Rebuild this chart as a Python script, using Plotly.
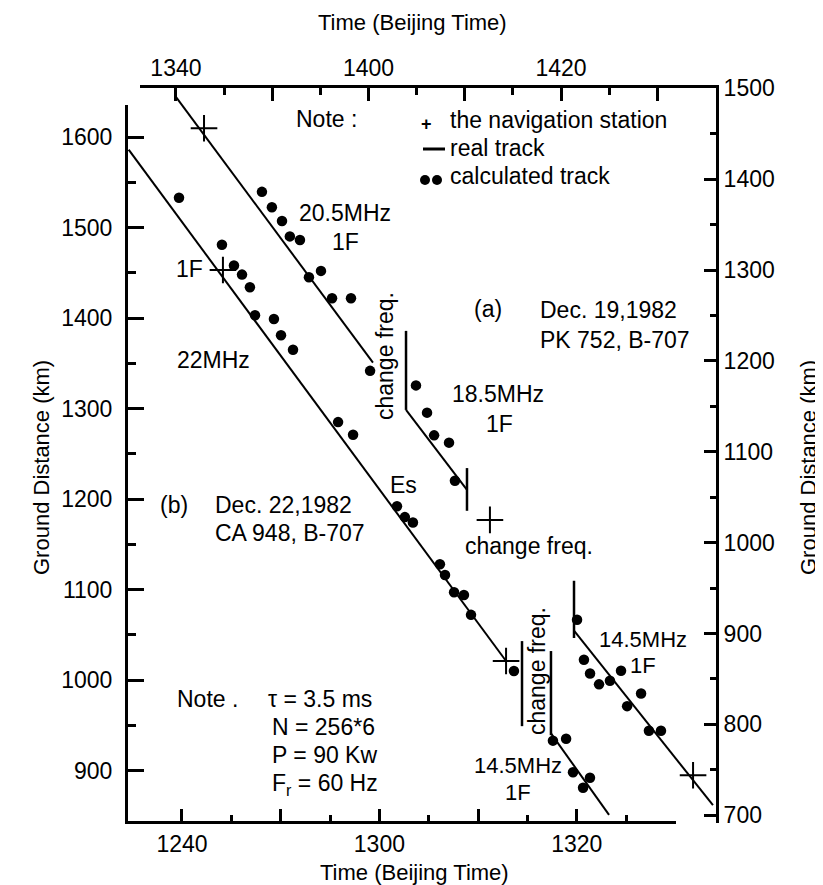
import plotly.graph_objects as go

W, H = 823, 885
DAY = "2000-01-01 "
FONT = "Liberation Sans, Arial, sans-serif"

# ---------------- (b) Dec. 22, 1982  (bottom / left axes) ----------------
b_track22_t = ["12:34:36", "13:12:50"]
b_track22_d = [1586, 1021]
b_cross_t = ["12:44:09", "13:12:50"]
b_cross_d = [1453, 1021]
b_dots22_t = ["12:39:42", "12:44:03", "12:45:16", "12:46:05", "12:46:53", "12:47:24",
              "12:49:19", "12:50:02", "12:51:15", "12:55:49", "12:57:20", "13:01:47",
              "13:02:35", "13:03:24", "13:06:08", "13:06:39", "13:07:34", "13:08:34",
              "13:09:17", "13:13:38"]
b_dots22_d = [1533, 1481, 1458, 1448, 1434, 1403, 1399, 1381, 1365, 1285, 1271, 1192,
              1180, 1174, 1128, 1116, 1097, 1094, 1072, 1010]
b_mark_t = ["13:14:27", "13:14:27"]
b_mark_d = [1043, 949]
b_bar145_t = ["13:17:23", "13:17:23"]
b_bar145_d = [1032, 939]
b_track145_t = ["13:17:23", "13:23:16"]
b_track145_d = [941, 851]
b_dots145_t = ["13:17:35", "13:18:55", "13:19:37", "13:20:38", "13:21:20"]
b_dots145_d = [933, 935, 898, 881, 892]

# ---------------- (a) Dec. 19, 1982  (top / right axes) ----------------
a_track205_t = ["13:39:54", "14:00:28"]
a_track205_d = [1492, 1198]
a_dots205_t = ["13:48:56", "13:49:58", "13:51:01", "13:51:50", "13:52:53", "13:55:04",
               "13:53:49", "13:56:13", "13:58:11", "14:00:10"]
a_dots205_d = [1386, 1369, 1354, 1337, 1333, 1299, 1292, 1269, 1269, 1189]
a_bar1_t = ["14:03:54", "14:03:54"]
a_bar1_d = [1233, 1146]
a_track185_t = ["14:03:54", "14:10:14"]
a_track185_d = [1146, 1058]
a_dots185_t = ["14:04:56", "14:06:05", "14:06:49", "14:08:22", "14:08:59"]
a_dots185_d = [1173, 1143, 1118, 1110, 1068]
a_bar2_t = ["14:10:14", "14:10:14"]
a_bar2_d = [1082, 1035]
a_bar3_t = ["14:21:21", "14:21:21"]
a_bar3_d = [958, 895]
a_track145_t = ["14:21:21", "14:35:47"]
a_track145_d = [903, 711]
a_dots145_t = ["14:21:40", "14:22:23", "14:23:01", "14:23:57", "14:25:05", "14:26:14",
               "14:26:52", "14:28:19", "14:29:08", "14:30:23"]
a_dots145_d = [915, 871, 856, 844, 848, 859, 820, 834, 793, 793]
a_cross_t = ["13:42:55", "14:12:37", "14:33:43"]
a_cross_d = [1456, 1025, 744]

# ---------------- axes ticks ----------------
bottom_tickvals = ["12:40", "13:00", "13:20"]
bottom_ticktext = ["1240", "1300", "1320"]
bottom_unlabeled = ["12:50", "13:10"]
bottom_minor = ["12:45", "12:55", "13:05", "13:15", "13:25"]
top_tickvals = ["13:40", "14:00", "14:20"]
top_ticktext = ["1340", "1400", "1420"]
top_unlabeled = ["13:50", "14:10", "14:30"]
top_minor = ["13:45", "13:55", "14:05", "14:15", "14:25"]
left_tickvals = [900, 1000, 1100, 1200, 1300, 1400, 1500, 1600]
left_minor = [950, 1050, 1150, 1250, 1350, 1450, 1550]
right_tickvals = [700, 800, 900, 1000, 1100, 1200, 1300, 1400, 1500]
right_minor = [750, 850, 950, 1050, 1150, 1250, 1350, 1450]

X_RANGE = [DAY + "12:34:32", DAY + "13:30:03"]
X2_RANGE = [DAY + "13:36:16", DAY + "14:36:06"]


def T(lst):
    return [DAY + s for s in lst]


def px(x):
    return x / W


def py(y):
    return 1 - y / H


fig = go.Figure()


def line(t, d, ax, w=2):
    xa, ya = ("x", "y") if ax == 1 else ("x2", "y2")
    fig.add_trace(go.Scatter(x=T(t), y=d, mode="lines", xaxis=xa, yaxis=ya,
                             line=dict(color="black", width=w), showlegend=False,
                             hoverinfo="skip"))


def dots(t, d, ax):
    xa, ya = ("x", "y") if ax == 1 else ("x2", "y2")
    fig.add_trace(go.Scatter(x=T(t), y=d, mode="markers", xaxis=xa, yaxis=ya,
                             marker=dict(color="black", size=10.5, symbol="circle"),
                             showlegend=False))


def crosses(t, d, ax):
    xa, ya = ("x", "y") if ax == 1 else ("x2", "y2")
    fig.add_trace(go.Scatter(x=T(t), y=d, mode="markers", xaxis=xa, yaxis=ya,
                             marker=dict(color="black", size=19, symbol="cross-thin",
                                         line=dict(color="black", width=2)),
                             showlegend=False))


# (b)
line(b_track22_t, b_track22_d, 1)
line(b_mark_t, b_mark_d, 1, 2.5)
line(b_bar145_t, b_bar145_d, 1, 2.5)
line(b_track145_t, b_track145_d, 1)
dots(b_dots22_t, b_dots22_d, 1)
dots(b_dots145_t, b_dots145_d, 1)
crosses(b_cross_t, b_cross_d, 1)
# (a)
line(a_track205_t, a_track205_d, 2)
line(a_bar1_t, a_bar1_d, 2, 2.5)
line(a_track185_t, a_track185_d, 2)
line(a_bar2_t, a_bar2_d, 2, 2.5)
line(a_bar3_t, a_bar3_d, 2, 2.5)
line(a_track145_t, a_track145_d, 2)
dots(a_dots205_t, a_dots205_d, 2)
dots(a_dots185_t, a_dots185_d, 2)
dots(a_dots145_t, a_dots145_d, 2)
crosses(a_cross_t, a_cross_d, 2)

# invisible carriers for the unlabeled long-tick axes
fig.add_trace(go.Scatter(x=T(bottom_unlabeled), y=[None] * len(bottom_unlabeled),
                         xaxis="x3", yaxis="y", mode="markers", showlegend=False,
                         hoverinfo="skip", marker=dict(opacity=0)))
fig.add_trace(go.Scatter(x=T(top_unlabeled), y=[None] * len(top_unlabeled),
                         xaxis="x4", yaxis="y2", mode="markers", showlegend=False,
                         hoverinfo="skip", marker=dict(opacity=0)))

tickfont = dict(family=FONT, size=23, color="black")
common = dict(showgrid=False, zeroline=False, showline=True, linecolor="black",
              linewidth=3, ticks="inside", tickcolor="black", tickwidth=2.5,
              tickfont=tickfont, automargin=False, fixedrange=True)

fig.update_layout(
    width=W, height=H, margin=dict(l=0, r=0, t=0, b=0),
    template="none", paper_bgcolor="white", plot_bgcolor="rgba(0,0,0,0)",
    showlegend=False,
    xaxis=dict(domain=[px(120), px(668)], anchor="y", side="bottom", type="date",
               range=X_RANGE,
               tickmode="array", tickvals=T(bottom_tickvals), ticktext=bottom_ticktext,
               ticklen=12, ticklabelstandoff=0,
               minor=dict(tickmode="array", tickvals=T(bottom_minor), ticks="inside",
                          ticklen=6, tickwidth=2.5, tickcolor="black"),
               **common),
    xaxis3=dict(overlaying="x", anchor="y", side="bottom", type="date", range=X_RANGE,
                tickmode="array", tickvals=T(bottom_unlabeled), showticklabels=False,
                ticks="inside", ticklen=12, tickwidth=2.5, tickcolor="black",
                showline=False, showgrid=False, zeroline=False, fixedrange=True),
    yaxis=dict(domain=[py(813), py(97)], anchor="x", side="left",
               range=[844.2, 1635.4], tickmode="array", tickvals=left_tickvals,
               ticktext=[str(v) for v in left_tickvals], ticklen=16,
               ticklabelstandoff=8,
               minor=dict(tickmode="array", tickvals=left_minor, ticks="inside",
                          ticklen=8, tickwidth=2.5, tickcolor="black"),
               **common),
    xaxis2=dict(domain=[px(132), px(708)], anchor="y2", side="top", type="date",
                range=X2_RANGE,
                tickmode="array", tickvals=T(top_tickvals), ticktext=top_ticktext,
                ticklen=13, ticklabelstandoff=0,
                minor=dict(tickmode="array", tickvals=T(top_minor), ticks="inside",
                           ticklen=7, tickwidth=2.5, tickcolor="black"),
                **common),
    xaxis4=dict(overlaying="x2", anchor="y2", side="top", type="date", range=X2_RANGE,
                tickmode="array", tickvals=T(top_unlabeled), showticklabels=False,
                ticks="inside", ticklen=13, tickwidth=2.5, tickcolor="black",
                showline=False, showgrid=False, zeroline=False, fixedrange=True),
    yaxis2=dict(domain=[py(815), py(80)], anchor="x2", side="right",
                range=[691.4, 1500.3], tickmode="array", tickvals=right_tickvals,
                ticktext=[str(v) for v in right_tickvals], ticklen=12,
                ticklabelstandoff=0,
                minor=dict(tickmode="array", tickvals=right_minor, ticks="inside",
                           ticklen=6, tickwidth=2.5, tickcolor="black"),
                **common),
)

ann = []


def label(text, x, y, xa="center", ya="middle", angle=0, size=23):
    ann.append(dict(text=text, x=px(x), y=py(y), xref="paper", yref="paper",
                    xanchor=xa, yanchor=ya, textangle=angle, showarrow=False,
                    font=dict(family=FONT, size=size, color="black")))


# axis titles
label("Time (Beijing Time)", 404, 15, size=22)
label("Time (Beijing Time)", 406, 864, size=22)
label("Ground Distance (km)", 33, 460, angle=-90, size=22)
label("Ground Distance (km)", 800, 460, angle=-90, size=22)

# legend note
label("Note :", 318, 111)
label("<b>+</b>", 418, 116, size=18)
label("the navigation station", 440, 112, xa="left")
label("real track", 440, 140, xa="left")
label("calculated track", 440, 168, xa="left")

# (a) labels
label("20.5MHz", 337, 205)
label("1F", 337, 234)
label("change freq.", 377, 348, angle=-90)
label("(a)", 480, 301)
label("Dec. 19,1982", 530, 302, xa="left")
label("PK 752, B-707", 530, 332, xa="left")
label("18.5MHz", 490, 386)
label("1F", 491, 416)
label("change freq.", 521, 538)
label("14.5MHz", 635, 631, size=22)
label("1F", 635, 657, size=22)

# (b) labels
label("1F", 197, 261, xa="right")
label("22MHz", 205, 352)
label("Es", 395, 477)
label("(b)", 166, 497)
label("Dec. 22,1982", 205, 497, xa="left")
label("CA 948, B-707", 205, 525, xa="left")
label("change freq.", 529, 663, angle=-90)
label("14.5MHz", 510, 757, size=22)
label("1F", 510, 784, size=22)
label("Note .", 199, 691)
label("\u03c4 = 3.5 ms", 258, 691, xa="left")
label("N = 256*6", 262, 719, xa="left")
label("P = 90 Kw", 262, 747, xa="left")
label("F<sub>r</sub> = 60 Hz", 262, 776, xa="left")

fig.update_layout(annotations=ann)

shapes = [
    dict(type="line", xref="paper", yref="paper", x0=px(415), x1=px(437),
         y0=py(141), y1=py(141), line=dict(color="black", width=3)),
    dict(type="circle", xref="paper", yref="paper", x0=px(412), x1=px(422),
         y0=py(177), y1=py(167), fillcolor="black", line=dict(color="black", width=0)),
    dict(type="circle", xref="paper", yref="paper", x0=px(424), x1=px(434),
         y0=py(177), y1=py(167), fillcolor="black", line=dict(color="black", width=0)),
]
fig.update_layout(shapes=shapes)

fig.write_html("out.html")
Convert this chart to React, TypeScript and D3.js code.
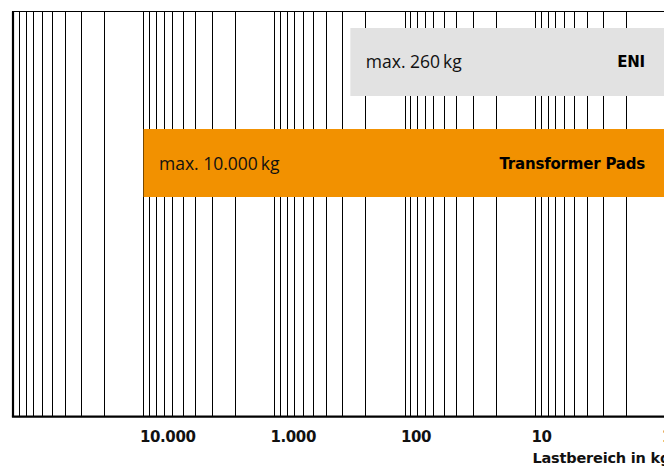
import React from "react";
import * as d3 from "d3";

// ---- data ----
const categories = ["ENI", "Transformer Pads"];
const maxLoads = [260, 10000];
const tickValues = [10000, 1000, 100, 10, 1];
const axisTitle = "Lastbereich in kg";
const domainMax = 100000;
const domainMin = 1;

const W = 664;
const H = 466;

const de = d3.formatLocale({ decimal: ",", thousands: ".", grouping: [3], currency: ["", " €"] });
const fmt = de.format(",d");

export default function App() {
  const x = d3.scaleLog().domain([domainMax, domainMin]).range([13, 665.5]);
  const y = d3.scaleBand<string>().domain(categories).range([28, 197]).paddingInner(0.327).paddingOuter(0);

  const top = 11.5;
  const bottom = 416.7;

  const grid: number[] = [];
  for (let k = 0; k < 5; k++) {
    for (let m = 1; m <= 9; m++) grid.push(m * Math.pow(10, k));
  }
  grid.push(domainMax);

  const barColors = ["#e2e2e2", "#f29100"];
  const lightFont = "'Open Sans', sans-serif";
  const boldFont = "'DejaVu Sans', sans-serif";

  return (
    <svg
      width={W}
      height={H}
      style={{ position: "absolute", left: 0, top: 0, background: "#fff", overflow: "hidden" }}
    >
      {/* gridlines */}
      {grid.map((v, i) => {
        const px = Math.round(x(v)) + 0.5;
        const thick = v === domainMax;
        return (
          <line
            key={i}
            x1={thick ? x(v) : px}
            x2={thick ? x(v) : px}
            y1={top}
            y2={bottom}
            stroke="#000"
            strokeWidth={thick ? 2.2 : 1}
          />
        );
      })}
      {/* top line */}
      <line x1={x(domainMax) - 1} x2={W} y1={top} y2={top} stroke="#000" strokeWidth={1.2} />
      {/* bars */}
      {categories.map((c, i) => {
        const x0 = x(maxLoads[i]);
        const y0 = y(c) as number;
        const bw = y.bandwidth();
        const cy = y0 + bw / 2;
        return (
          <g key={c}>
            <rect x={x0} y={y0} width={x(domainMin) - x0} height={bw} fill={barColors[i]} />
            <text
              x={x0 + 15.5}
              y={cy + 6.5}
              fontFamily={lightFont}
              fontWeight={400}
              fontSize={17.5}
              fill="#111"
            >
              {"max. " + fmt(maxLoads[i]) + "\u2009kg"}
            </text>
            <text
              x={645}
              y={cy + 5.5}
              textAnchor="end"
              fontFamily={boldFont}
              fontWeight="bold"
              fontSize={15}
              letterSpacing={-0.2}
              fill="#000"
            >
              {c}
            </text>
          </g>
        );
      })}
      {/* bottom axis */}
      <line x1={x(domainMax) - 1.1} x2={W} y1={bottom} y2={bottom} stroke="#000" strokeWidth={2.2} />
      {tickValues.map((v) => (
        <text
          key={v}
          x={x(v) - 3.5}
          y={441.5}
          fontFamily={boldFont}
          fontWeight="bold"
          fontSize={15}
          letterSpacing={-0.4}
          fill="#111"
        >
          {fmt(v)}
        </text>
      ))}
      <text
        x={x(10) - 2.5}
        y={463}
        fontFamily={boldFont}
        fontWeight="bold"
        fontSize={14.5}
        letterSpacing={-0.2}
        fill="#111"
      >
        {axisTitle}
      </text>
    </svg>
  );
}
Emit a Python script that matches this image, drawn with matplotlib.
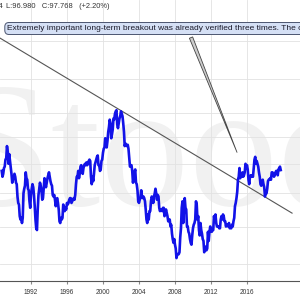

■ STATED TASK ■
Where a line of the records above holds the word "chart", copy that line.

■ EXERCISE SOLUTION ■
Rebuild this chart as a Python script, using Plotly.
Convert this chart to React, TypeScript and D3.js code.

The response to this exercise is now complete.